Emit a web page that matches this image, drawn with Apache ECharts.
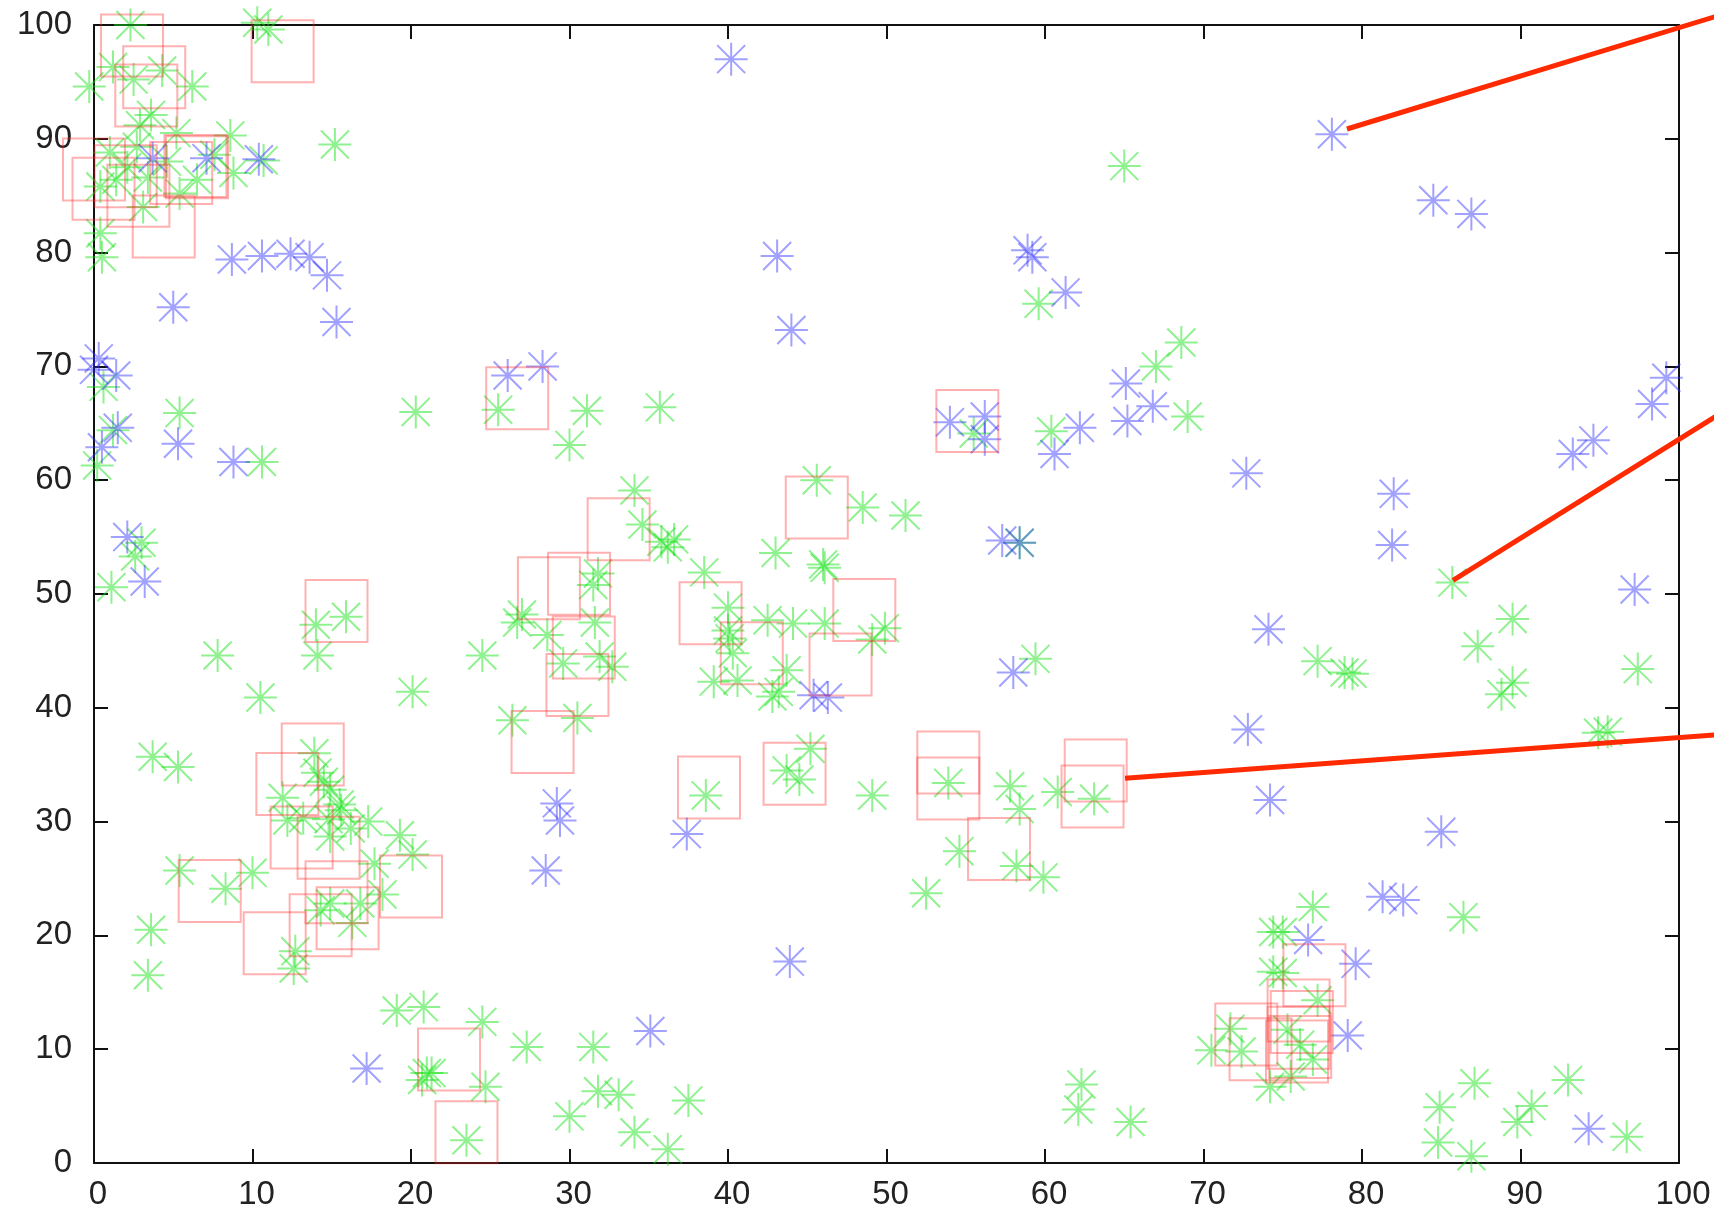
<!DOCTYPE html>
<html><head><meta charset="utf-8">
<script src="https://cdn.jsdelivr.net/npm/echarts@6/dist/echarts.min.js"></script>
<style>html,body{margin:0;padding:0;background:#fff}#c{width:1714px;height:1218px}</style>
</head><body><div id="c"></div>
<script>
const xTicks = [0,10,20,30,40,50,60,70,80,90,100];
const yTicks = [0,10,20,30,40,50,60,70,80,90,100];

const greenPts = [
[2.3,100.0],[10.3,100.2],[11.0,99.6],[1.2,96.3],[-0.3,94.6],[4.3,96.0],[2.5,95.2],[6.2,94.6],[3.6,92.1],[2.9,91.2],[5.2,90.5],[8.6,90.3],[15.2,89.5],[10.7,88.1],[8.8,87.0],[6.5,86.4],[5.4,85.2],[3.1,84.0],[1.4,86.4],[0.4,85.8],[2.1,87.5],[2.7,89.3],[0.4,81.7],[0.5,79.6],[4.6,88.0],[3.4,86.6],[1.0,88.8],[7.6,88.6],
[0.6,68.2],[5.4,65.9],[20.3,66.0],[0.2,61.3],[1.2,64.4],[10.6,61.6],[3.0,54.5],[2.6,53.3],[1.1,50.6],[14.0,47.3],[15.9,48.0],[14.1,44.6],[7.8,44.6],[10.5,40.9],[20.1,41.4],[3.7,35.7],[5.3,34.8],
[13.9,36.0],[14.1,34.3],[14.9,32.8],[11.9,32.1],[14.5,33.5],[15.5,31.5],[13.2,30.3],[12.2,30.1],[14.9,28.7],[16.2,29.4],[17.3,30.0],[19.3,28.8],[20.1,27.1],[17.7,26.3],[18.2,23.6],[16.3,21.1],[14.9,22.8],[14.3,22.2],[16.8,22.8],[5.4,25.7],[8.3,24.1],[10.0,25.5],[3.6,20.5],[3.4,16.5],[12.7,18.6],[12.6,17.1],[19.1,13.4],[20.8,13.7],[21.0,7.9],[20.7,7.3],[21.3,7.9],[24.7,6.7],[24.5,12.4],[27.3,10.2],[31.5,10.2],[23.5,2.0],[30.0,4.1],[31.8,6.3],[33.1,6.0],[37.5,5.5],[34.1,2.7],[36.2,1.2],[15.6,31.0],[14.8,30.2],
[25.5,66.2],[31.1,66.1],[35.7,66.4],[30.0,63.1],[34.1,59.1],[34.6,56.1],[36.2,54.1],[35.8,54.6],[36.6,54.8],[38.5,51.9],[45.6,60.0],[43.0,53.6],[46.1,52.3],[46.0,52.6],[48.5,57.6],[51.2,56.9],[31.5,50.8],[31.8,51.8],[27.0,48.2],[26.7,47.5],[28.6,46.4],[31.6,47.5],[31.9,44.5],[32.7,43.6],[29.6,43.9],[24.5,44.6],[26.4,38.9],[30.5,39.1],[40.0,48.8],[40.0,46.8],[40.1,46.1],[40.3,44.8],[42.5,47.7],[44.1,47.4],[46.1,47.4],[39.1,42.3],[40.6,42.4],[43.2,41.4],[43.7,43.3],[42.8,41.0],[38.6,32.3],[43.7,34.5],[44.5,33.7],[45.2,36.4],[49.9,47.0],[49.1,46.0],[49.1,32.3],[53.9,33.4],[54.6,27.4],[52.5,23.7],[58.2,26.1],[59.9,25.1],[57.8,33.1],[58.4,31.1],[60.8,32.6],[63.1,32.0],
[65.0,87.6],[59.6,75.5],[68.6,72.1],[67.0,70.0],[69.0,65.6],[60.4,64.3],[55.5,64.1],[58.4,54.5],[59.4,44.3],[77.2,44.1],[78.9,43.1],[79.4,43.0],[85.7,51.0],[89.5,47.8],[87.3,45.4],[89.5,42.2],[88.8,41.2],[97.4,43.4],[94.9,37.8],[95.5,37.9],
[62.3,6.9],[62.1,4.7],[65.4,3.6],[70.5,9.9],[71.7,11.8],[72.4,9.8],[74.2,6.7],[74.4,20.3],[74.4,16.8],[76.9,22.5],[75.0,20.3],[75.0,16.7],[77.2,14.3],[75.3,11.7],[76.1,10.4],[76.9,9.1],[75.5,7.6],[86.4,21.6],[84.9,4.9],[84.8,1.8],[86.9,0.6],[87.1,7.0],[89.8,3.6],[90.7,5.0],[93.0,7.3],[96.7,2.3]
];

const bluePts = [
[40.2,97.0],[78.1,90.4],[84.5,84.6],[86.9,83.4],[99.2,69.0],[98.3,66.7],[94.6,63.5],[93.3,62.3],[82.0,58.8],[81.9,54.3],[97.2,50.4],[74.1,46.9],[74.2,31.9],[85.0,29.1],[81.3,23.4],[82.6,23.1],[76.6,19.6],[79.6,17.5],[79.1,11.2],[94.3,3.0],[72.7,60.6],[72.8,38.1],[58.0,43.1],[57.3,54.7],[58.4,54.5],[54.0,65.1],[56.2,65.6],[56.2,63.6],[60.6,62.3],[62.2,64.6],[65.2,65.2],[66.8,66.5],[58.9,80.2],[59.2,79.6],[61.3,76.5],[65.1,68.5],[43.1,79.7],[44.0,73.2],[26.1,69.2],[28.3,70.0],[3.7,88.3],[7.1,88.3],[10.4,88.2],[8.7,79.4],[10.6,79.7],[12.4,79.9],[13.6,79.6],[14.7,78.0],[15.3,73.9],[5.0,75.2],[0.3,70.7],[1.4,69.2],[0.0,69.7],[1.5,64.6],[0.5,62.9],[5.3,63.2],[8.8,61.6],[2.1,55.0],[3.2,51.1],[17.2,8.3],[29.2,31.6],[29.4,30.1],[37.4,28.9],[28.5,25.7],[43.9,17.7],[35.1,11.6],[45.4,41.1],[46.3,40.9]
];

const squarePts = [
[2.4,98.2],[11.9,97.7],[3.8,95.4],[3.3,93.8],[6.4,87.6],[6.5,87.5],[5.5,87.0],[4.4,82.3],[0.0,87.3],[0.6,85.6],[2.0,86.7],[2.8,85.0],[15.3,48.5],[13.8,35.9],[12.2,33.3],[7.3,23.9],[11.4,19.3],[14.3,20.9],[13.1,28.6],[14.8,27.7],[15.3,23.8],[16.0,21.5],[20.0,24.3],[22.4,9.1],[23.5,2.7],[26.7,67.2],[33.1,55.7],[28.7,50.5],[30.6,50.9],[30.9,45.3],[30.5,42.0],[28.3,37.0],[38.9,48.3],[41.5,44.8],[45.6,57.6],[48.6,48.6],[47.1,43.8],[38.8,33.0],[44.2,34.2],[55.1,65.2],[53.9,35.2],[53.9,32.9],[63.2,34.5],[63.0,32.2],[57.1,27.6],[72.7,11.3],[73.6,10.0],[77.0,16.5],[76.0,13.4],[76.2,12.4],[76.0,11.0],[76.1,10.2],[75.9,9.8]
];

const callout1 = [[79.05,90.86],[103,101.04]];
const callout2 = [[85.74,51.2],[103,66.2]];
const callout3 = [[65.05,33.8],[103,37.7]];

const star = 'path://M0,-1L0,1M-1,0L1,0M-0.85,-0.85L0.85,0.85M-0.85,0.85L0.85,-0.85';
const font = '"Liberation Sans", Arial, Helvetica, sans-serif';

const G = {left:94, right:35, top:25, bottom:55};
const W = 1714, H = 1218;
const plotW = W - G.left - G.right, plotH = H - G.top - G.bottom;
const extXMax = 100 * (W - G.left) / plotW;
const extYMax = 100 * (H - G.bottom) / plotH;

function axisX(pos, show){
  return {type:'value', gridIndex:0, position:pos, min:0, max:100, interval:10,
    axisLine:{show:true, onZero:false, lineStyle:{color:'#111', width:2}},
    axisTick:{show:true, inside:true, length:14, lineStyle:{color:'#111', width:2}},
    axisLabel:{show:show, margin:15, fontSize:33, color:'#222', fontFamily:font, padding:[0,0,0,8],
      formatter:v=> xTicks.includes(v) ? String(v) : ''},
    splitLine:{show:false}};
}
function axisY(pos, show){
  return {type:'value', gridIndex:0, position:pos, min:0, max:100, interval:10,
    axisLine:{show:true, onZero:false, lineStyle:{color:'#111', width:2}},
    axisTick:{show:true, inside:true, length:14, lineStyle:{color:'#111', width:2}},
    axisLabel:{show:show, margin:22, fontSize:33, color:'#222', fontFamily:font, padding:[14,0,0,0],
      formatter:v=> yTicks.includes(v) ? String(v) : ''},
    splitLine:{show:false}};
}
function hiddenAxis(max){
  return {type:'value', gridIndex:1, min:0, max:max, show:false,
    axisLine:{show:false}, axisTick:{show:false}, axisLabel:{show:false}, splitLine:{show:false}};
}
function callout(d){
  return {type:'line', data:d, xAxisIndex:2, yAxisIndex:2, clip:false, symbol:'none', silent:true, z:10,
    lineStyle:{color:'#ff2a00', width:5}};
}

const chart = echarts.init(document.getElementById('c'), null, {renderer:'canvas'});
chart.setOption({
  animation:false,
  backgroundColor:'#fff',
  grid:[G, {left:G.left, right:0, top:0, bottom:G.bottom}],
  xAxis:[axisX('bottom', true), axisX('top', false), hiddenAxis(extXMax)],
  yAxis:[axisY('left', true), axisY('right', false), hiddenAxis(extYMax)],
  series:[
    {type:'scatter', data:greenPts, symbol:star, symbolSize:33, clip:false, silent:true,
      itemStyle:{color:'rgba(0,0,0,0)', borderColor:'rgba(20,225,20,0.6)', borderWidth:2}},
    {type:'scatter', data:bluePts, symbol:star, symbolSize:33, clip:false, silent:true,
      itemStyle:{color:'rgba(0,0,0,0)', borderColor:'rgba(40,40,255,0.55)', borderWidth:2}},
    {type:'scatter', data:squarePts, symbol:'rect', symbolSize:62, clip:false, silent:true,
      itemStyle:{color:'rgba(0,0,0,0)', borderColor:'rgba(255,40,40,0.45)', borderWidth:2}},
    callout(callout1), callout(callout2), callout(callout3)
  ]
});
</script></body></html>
- - - - - - -
Repeat the listing above from its first line through the line that contains "const yTicks = [0,10,20,30,40,50,60,70,80,90,100];", both included, and nothing more. Drop the pictures.

Emit a web page that matches this image, drawn with Apache ECharts.
<!DOCTYPE html>
<html><head><meta charset="utf-8">
<script src="https://cdn.jsdelivr.net/npm/echarts@6/dist/echarts.min.js"></script>
<style>html,body{margin:0;padding:0;background:#fff}#c{width:1714px;height:1218px}</style>
</head><body><div id="c"></div>
<script>
const xTicks = [0,10,20,30,40,50,60,70,80,90,100];
const yTicks = [0,10,20,30,40,50,60,70,80,90,100];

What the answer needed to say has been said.